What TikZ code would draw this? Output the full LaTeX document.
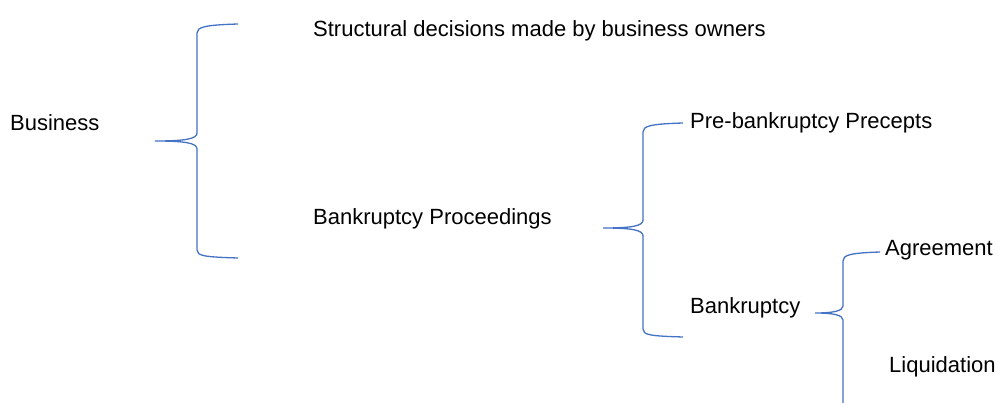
\documentclass[tikz,border=0pt]{standalone}
\usepackage{fontspec}
\setmainfont{Liberation Sans}
\begin{document}
\begin{tikzpicture}[x=1pt,y=-1pt,
  lbl/.style={anchor=west,inner sep=0pt,font=\fontsize{22}{26}\selectfont},
  brace/.style={draw={rgb,255:red,68;green,114;blue,196},line width=1.3pt}]
\useasboundingbox (0,0) rectangle (998,403);
\fill[white] (0,0) rectangle (998,403);
% texts
\node[lbl] (bus) at (10,123) {Business};
\node[lbl] (struct) at (313,31) {Structural decisions made by business owners};
\node[lbl] (bproc) at (313,219) {Bankruptcy Proceedings};
\node[lbl] (pre) at (690,123) {Pre-bankruptcy Precepts};
\node[lbl] (bank) at (690,308) {Bankruptcy};
\node[lbl] (agr) at (885,250) {Agreement};
\node[lbl] (liq) at (889,367) {Liquidation};
% brace 1
\coordinate (b1t) at (238,24);
\coordinate (b1m) at (155,141);
\coordinate (b1b) at (238,258);
\draw[brace] (b1t) .. controls (205,25) and (197,27) .. (197,33) -- (197,133)
  .. controls (197,139) and (185,141) .. (b1m)
  .. controls (185,141) and (197,143) .. (197,149) -- (197,250)
  .. controls (197,256) and (205,257) .. (b1b);
% brace 2
\coordinate (b2t) at (683,123);
\coordinate (b2m) at (603,228);
\coordinate (b2b) at (683,337);
\draw[brace] (b2t) .. controls (650,124) and (643,126) .. (643,132) -- (643,220)
  .. controls (643,226) and (632,228) .. (b2m)
  .. controls (632,228) and (643,230) .. (643,236) -- (643,329)
  .. controls (643,335) and (650,336) .. (b2b);
% brace 3
\coordinate (b3t) at (880,252);
\coordinate (b3m) at (815,313);
\coordinate (b3b) at (843,410);
\draw[brace] (b3t) .. controls (850,253) and (843,255) .. (843,261) -- (843,306)
  .. controls (843,311) and (833,313) .. (b3m)
  .. controls (833,313) and (843,315) .. (843,320) -- (b3b);
\end{tikzpicture}
\end{document}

● Instructions for the task: Gather and copy every line of the data in which the string "draw" is found.

● Final answer:
What TikZ code would draw this? Output the full LaTeX document.
  brace/.style={draw={rgb,255:red,68;green,114;blue,196},line width=1.3pt}]
\draw[brace] (b1t) .. controls (205,25) and (197,27) .. (197,33) -- (197,133)
\draw[brace] (b2t) .. controls (650,124) and (643,126) .. (643,132) -- (643,220)
\draw[brace] (b3t) .. controls (850,253) and (843,255) .. (843,261) -- (843,306)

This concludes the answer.